Both cases were apparently dismissed with payment of court costs.

The court records listed Wright as being a member of the US Army Reserves after high school, and then drifting between carpentry work and unemployment in subsequent years.

Relatives of Wright, including his sister, brother-in-law, and father, declined to comment Thursday after the arraignment.

A woman standing in front of Wright’s father’s residence in Lowell asked reporters to leave.

Morris, Wright’s court-appointed attorney, said after the arraignment that he talked with his client several times since Wright waived an extradition hearing and agreed to return to the area. But Morris declined to give details about the conversations.

Morris added that he will likely seek to have his client evaluated by a psychiatric specialist to evaluate his mental state.

“I just want to make sure he doesn’t have any mental health issues, so I can eliminate that as a potential area,’’ he said.

Morris also said he was considering filing a motion to suppress any statements his client made prior to being represented by a lawyer, referring specifically to the alleged confession.

Patten, in arguing for no bail, said the “gruesome and utterly demoralizing nature of these crimes combined with the defendant’s flight to Canada,’’ were the basis of his request.

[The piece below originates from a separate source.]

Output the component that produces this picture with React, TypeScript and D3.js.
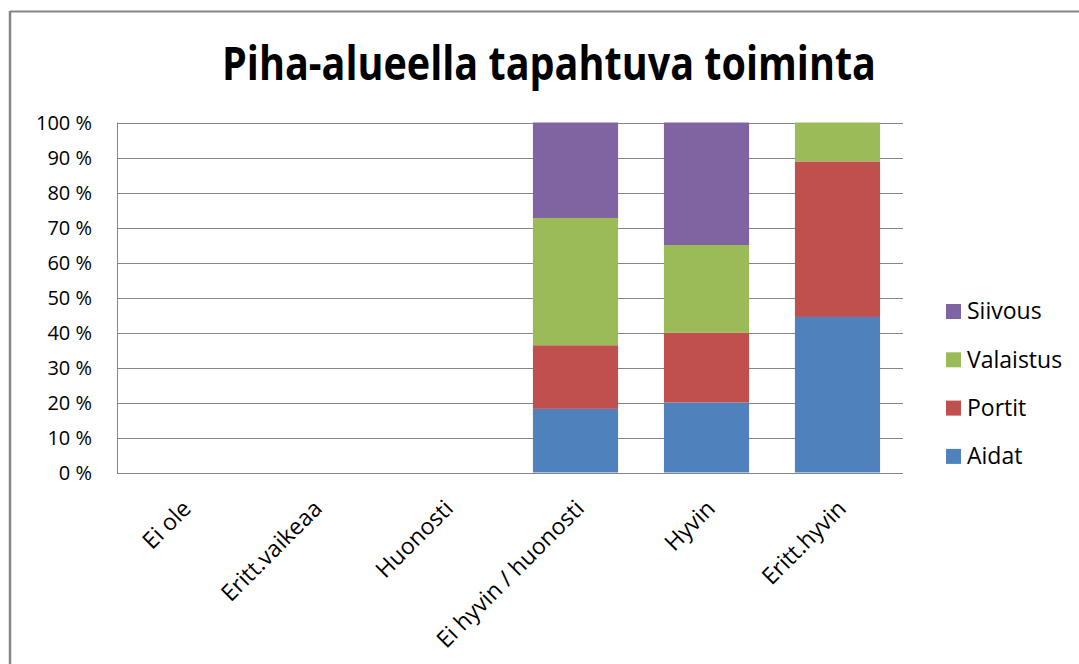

At 7 a.m. Tuesday, a janitor at the Lynnhurst Elementary School in Saugus discovered the bodies, covered by a blue tarp, behind the school, dumped on a grassy area next to a portable trailer.

After authorities identified the bodies, they went to the Sheridan Street address, where neighbors told them that Trahant’s 1996 Toyota Corolla was missing.

Police issued an advisory to law enforcement in the region, and at 6 p.m., Canadian officials contacted local police and told them Wright had attempted to flee a checkpoint at the Woodstock, New Brunswick, station.

Wright allegedly drove three miles into Canada before ditching the car and attempting to flee on foot. He was quickly apprehended and authorities found blood on his clothing and inside the car.